Turbo Leadership Systems

Phone: (503) 625-1867 • Fax: (503) 625-2699 • email: admin@turbols.com
Issue 17 To our clients and friends October 19, 2004
Making A List and Checking It Twice
Larry W. Dennis, Sr.
Turbo Leadership

Forming good habits starts by breaking bad habits.

Ron, project manager for a large construction company in eastern Washington told Session 9 of the Leadership Development Lab™:

"At session 7 of the Turbo Leadership Development Lab™ we were asked to identify and write out a process problem we were having in our department. I was having a struggle getting all of my work done during the day.

The following week at session #8 of our Turbo Leadership Training we applied a 5 step problem solving process to our individual problems. The solution my team came up with for my problem was for me to make a list of the tasks I needed to do for each day before starting to work, prioritize the list, and then start working on the list from the top to the bottom. I was to stay focused on the list and not let myself stray from the #1 item until my #1 priority was finished.

After class and armed with my solution I went back to my office and started to work. Yes, right off the bat I reached out, grabbed a stack of papers, and started to go through them because I knew they had to be done. WOW, I had just come back with an answer for my problem and I wasn't using it. I put the stack of papers back on my desk and started to make my list. I scanned my desk for things I needed to do and then I started to go through, in my head, the items I needed to accomplish before days end. I found myself trying to start on work that I had not put on my list. Just making the list was breaking me out of my normal,

but not very productive, routine.

I finished my list and then number prioritized each item as to which I needed to do first. When this was completed, I started to do the work on my list. I let the phone go to voicemail a few times and stayed on task. I worked through my list from number 1 on down. My list had 14 major items on it when it was complete. At the end of my workday, my list only had three items left and none of them had to be completed by the end of business that day. I left work with a real sense of accomplishment, I just felt GOOD.

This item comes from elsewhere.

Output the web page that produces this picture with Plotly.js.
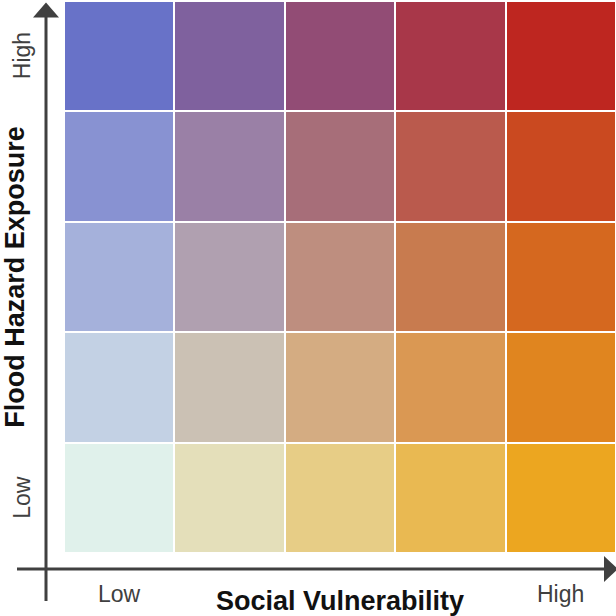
<!DOCTYPE html>
<html>
<head>
<meta charset="utf-8">
<script src="https://cdn.plot.ly/plotly-3.0.1.min.js"></script>
<style>html,body{margin:0;padding:0;background:#fff;}#chart{width:616px;height:616px;}</style>
</head>
<body>
<div id="chart"></div>
<script>
// Social vulnerability levels (x) and flood hazard exposure levels (y), low -> high
const vulnerabilityLevels = [1, 2, 3, 4, 5];
const exposureLevels = [1, 2, 3, 4, 5];
const xTickLabels = ["Low", "", "", "", "High"];
const yTickLabels = ["Low", "", "", "", "High"];
const xTitle = "Social Vulnerability";
const yTitle = "Flood Hazard Exposure";

// Cell colours, one row per exposure level (row 0 = low exposure)
const colorsExposure1 = ["#e0f1eb", "#e4dfba", "#e7cd86", "#e9b952", "#eca620"];
const colorsExposure2 = ["#c3d1e4", "#cbc1b4", "#d4ac82", "#da9853", "#e0851f"];
const colorsExposure3 = ["#a5b1db", "#b0a0b0", "#be8e7f", "#c87b4f", "#d5681f"];
const colorsExposure4 = ["#8892d2", "#9a80a6", "#a76e79", "#ba5a4d", "#ca4920"];
const colorsExposure5 = ["#6872c8", "#7f619e", "#924c75", "#a83749", "#be2620"];

const colorRows = [colorsExposure1, colorsExposure2, colorsExposure3, colorsExposure4, colorsExposure5];
const flatColors = [].concat(...colorRows);
const nColors = flatColors.length;
const colorscale = flatColors.map((c, i) => [i / (nColors - 1), c]);
const z = colorRows.map((row, r) => row.map((_, c) => r * row.length + c));

const axisColor = "#404040";
const fontFamily = "Liberation Sans, Arial, sans-serif";

const trace = {
  type: "heatmap",
  x: vulnerabilityLevels,
  y: exposureLevels,
  z: z,
  zmin: 0,
  zmax: nColors - 1,
  colorscale: colorscale,
  showscale: false,
  xgap: 2,
  ygap: 2,
  hoverinfo: "skip"
};

// pixel -> paper helpers for decorative axis arrows
const L = 64, T = 1, W = 552, H = 552;
const px = v => (v - L) / W;
const py = v => (T + H - v) / H;

const shapes = [
  // vertical axis line + arrowhead
  {type: "line", xref: "paper", yref: "paper", x0: px(46), x1: px(46), y0: py(601), y1: py(15),
   line: {color: axisColor, width: 3}},
  {type: "path", xref: "paper", yref: "paper",
   path: `M ${px(33)} ${py(17.5)} L ${px(59)} ${py(17.5)} L ${px(46)} ${py(2.5)} Z`,
   fillcolor: axisColor, line: {width: 0}},
  // horizontal axis line + arrowhead
  {type: "line", xref: "paper", yref: "paper", x0: px(17), x1: px(606), y0: py(569), y1: py(569),
   line: {color: axisColor, width: 3}},
  {type: "path", xref: "paper", yref: "paper",
   path: `M ${px(604)} ${py(556)} L ${px(604)} ${py(582)} L ${px(618)} ${py(569)} Z`,
   fillcolor: axisColor, line: {width: 0}}
];

const annotations = [];
vulnerabilityLevels.forEach((v, i) => {
  if (xTickLabels[i]) annotations.push({
    xref: "x", yref: "paper", x: v, y: py(594), text: xTickLabels[i], showarrow: false,
    xanchor: "center", yanchor: "middle", font: {family: fontFamily, size: 23, color: axisColor}
  });
});
exposureLevels.forEach((v, i) => {
  if (yTickLabels[i]) annotations.push({
    xref: "paper", yref: "y", x: px(22), y: v, text: yTickLabels[i], showarrow: false, textangle: -90,
    xanchor: "center", yanchor: "middle", font: {family: fontFamily, size: 23, color: axisColor}
  });
});

const layout = {
  width: 616,
  height: 616,
  margin: {l: L, r: 616 - L - W, t: T, b: 616 - T - H, pad: 0},
  paper_bgcolor: "#ffffff",
  plot_bgcolor: "#ffffff",
  xaxis: {
    type: "linear", range: [0.5, 5.5], showgrid: false, zeroline: false, showline: false,
    showticklabels: false, ticks: "", fixedrange: true,
    title: {text: "<b>" + xTitle + "</b>", standoff: 42, font: {family: fontFamily, size: 27, color: "#111111"}}
  },
  yaxis: {
    type: "linear", range: [0.5, 5.5], showgrid: false, zeroline: false, showline: false,
    showticklabels: false, ticks: "", fixedrange: true,
    title: {text: "<b>" + yTitle + "</b>", standoff: 32, font: {family: fontFamily, size: 27, color: "#111111"}}
  },
  shapes: shapes,
  annotations: annotations,
  showlegend: false
};

Plotly.newPlot("chart", [trace], layout, {displayModeBar: false, staticPlot: true});
</script>
</body>
</html>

The lesson I learned from this experience is if I have a solution to a problem, I need to use it! Make a list and stay with it. I also learned from this experience how difficult it is to break old habits and how empowering it can be when I push through the natural resistance to change.

The action I call you to take is to make your list and stay with it. Beyond better organizing your day's activities, I recommend that you look at the patterns limiting your performance, notice the courage and pain that it might require to break out of those patterns. Notice at the same time the sense of personal power you'll experience when you improve your performance by breaking out of your old patterns.

The benefit you will gain is a renewed sense of empowerment. Your accomplishments will strengthen your self-esteem and give you a Turbo thrust."